Given problem: Transcribe every line exactly. Leave the pictures behind.

Supplied material:

-- Start --

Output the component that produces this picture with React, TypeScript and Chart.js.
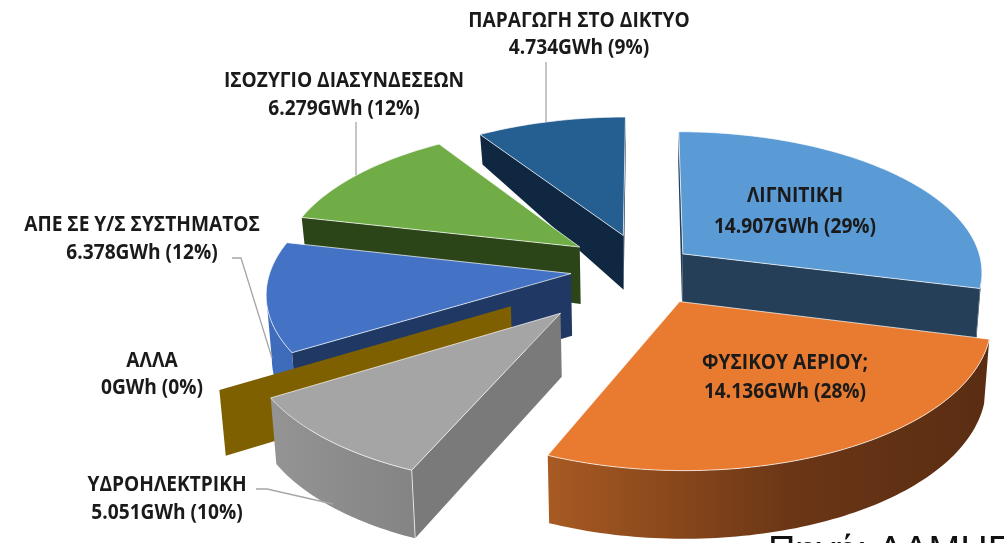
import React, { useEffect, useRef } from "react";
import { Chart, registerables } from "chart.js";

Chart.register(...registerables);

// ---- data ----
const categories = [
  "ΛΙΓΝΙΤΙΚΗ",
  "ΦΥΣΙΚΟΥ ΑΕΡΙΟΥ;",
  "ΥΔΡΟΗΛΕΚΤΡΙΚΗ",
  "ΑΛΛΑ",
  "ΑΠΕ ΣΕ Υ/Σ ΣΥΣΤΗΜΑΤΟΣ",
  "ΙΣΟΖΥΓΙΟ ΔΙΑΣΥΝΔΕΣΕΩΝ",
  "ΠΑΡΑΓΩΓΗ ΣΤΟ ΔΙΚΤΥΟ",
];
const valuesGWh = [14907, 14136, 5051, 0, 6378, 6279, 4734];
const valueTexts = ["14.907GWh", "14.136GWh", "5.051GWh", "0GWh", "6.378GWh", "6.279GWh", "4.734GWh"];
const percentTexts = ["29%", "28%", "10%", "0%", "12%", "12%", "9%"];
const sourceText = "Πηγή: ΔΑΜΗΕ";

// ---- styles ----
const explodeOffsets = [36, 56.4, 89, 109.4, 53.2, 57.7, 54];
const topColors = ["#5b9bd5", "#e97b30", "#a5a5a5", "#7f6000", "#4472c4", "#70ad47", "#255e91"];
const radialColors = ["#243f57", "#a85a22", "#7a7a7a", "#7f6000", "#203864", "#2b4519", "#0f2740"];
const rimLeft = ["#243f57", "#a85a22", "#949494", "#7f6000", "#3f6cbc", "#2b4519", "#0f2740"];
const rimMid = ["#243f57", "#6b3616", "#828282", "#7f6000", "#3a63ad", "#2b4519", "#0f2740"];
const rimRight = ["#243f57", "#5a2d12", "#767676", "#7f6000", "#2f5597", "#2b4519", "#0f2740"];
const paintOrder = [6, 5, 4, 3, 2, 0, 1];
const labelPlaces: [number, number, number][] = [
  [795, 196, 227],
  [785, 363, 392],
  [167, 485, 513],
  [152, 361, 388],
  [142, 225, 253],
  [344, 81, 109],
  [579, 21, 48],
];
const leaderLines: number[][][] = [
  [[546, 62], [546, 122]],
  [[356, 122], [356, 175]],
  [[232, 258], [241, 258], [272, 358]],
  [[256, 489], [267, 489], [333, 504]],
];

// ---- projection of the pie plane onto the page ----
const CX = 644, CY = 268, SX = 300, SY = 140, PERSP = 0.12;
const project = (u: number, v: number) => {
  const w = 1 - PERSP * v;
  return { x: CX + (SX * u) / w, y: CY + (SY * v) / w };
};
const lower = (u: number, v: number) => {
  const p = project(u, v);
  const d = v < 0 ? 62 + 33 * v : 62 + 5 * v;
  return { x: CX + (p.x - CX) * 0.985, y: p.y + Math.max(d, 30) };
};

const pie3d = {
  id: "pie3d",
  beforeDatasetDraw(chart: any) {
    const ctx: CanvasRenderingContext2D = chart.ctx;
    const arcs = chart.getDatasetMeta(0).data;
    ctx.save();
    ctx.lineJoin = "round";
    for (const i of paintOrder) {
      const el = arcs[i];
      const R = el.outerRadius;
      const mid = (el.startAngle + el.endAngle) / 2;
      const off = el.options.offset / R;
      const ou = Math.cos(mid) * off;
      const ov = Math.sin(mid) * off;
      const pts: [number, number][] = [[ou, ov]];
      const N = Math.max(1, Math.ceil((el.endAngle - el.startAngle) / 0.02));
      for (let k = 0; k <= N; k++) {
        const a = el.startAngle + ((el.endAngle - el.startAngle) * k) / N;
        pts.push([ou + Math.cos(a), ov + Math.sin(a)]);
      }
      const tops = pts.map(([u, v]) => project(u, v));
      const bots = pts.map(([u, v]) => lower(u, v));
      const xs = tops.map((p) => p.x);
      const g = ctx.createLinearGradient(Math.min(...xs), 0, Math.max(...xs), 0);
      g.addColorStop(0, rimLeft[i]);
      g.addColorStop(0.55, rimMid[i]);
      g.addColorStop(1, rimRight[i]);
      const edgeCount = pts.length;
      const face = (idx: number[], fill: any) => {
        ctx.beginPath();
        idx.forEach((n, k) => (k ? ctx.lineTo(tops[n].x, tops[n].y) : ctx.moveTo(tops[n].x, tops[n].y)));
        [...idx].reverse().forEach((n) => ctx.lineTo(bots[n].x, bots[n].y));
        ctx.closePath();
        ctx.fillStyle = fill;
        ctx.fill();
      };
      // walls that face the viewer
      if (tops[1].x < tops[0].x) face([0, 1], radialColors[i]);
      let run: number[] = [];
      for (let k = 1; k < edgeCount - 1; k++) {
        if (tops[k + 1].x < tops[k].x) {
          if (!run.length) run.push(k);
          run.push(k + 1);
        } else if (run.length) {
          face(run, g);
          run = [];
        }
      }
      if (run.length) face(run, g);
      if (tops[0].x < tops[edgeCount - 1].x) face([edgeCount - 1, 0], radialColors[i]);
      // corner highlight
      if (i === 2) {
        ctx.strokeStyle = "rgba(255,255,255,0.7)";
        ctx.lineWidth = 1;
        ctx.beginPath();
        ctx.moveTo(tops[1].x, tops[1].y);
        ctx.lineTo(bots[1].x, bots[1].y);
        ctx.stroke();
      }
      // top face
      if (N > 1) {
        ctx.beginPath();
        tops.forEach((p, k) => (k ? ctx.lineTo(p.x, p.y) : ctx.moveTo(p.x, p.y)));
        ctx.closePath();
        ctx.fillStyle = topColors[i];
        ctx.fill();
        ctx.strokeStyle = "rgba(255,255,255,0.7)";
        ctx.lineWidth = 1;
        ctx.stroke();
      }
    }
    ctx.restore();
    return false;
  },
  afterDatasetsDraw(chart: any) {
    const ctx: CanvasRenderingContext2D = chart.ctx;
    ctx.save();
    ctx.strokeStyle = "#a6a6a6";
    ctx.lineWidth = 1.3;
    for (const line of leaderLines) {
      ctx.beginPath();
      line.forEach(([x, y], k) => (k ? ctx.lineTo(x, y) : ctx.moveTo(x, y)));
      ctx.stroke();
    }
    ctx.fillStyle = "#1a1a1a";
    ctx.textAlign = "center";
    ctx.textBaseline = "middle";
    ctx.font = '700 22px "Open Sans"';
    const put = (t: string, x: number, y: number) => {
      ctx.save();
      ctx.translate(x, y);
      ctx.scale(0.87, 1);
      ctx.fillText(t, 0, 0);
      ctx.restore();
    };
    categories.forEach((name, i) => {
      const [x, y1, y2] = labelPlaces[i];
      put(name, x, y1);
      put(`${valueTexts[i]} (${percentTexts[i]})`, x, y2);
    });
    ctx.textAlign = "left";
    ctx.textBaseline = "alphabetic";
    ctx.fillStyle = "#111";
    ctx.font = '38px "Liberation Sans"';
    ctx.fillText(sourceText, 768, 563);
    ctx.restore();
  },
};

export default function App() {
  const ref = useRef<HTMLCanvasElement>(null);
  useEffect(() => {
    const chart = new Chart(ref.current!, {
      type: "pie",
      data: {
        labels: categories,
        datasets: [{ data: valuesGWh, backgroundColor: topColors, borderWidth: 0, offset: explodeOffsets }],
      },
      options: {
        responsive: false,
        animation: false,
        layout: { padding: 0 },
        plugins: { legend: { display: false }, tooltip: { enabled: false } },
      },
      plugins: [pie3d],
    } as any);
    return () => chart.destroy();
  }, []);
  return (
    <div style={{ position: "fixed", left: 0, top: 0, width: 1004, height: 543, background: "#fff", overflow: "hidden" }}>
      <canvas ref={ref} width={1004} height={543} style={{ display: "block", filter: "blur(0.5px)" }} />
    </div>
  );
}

-- End --

Output below:
Output the component that produces this picture with React, TypeScript and Chart.js.
import React, { useEffect, useRef } from "react";
import { Chart, registerables } from "chart.js";

Chart.register(...registerables);

// ---- data ----
const categories = [
  "ΛΙΓΝΙΤΙΚΗ",
  "ΦΥΣΙΚΟΥ ΑΕΡΙΟΥ;",
  "ΥΔΡΟΗΛΕΚΤΡΙΚΗ",
  "ΑΛΛΑ",
  "ΑΠΕ ΣΕ Υ/Σ ΣΥΣΤΗΜΑΤΟΣ",
  "ΙΣΟΖΥΓΙΟ ΔΙΑΣΥΝΔΕΣΕΩΝ",
  "ΠΑΡΑΓΩΓΗ ΣΤΟ ΔΙΚΤΥΟ",
];
const valuesGWh = [14907, 14136, 5051, 0, 6378, 6279, 4734];
const valueTexts = ["14.907GWh", "14.136GWh", "5.051GWh", "0GWh", "6.378GWh", "6.279GWh", "4.734GWh"];
const percentTexts = ["29%", "28%", "10%", "0%", "12%", "12%", "9%"];
const sourceText = "Πηγή: ΔΑΜΗΕ";

// ---- styles ----
const explodeOffsets = [36, 56.4, 89, 109.4, 53.2, 57.7, 54];
const topColors = ["#5b9bd5", "#e97b30", "#a5a5a5", "#7f6000", "#4472c4", "#70ad47", "#255e91"];
const radialColors = ["#243f57", "#a85a22", "#7a7a7a", "#7f6000", "#203864", "#2b4519", "#0f2740"];
const rimLeft = ["#243f57", "#a85a22", "#949494", "#7f6000", "#3f6cbc", "#2b4519", "#0f2740"];
const rimMid = ["#243f57", "#6b3616", "#828282", "#7f6000", "#3a63ad", "#2b4519", "#0f2740"];
const rimRight = ["#243f57", "#5a2d12", "#767676", "#7f6000", "#2f5597", "#2b4519", "#0f2740"];
const paintOrder = [6, 5, 4, 3, 2, 0, 1];
const labelPlaces: [number, number, number][] = [
  [795, 196, 227],
  [785, 363, 392],
  [167, 485, 513],
  [152, 361, 388],
  [142, 225, 253],
  [344, 81, 109],
  [579, 21, 48],
];
const leaderLines: number[][][] = [
  [[546, 62], [546, 122]],
  [[356, 122], [356, 175]],
  [[232, 258], [241, 258], [272, 358]],
  [[256, 489], [267, 489], [333, 504]],
];

// ---- projection of the pie plane onto the page ----
const CX = 644, CY = 268, SX = 300, SY = 140, PERSP = 0.12;
const project = (u: number, v: number) => {
  const w = 1 - PERSP * v;
  return { x: CX + (SX * u) / w, y: CY + (SY * v) / w };
};
const lower = (u: number, v: number) => {
  const p = project(u, v);
  const d = v < 0 ? 62 + 33 * v : 62 + 5 * v;
  return { x: CX + (p.x - CX) * 0.985, y: p.y + Math.max(d, 30) };
};

const pie3d = {
  id: "pie3d",
  beforeDatasetDraw(chart: any) {
    const ctx: CanvasRenderingContext2D = chart.ctx;
    const arcs = chart.getDatasetMeta(0).data;
    ctx.save();
    ctx.lineJoin = "round";
    for (const i of paintOrder) {
      const el = arcs[i];
      const R = el.outerRadius;
      const mid = (el.startAngle + el.endAngle) / 2;
      const off = el.options.offset / R;
      const ou = Math.cos(mid) * off;
      const ov = Math.sin(mid) * off;
      const pts: [number, number][] = [[ou, ov]];
      const N = Math.max(1, Math.ceil((el.endAngle - el.startAngle) / 0.02));
      for (let k = 0; k <= N; k++) {
        const a = el.startAngle + ((el.endAngle - el.startAngle) * k) / N;
        pts.push([ou + Math.cos(a), ov + Math.sin(a)]);
      }
      const tops = pts.map(([u, v]) => project(u, v));
      const bots = pts.map(([u, v]) => lower(u, v));
      const xs = tops.map((p) => p.x);
      const g = ctx.createLinearGradient(Math.min(...xs), 0, Math.max(...xs), 0);
      g.addColorStop(0, rimLeft[i]);
      g.addColorStop(0.55, rimMid[i]);
      g.addColorStop(1, rimRight[i]);
      const edgeCount = pts.length;
      const face = (idx: number[], fill: any) => {
        ctx.beginPath();
        idx.forEach((n, k) => (k ? ctx.lineTo(tops[n].x, tops[n].y) : ctx.moveTo(tops[n].x, tops[n].y)));
        [...idx].reverse().forEach((n) => ctx.lineTo(bots[n].x, bots[n].y));
        ctx.closePath();
        ctx.fillStyle = fill;
        ctx.fill();
      };
      // walls that face the viewer
      if (tops[1].x < tops[0].x) face([0, 1], radialColors[i]);
      let run: number[] = [];
      for (let k = 1; k < edgeCount - 1; k++) {
        if (tops[k + 1].x < tops[k].x) {
          if (!run.length) run.push(k);
          run.push(k + 1);
        } else if (run.length) {
          face(run, g);
          run = [];
        }
      }
      if (run.length) face(run, g);
      if (tops[0].x < tops[edgeCount - 1].x) face([edgeCount - 1, 0], radialColors[i]);
      // corner highlight
      if (i === 2) {
        ctx.strokeStyle = "rgba(255,255,255,0.7)";
        ctx.lineWidth = 1;
        ctx.beginPath();
        ctx.moveTo(tops[1].x, tops[1].y);
        ctx.lineTo(bots[1].x, bots[1].y);
        ctx.stroke();
      }
      // top face
      if (N > 1) {
        ctx.beginPath();
        tops.forEach((p, k) => (k ? ctx.lineTo(p.x, p.y) : ctx.moveTo(p.x, p.y)));
        ctx.closePath();
        ctx.fillStyle = topColors[i];
        ctx.fill();
        ctx.strokeStyle = "rgba(255,255,255,0.7)";
        ctx.lineWidth = 1;
        ctx.stroke();
      }
    }
    ctx.restore();
    return false;
  },
  afterDatasetsDraw(chart: any) {
    const ctx: CanvasRenderingContext2D = chart.ctx;
    ctx.save();
    ctx.strokeStyle = "#a6a6a6";
    ctx.lineWidth = 1.3;
    for (const line of leaderLines) {
      ctx.beginPath();
      line.forEach(([x, y], k) => (k ? ctx.lineTo(x, y) : ctx.moveTo(x, y)));
      ctx.stroke();
    }
    ctx.fillStyle = "#1a1a1a";
    ctx.textAlign = "center";
    ctx.textBaseline = "middle";
    ctx.font = '700 22px "Open Sans"';
    const put = (t: string, x: number, y: number) => {
      ctx.save();
      ctx.translate(x, y);
      ctx.scale(0.87, 1);
      ctx.fillText(t, 0, 0);
      ctx.restore();
    };
    categories.forEach((name, i) => {
      const [x, y1, y2] = labelPlaces[i];
      put(name, x, y1);
      put(`${valueTexts[i]} (${percentTexts[i]})`, x, y2);
    });
    ctx.textAlign = "left";
    ctx.textBaseline = "alphabetic";
    ctx.fillStyle = "#111";
    ctx.font = '38px "Liberation Sans"';
    ctx.fillText(sourceText, 768, 563);
    ctx.restore();
  },
};

export default function App() {
  const ref = useRef<HTMLCanvasElement>(null);
  useEffect(() => {
    const chart = new Chart(ref.current!, {
      type: "pie",
      data: {
        labels: categories,
        datasets: [{ data: valuesGWh, backgroundColor: topColors, borderWidth: 0, offset: explodeOffsets }],
      },
      options: {
        responsive: false,
        animation: false,
        layout: { padding: 0 },
        plugins: { legend: { display: false }, tooltip: { enabled: false } },
      },
      plugins: [pie3d],
    } as any);
    return () => chart.destroy();
  }, []);
  return (
    <div style={{ position: "fixed", left: 0, top: 0, width: 1004, height: 543, background: "#fff", overflow: "hidden" }}>
      <canvas ref={ref} width={1004} height={543} style={{ display: "block", filter: "blur(0.5px)" }} />
    </div>
  );
}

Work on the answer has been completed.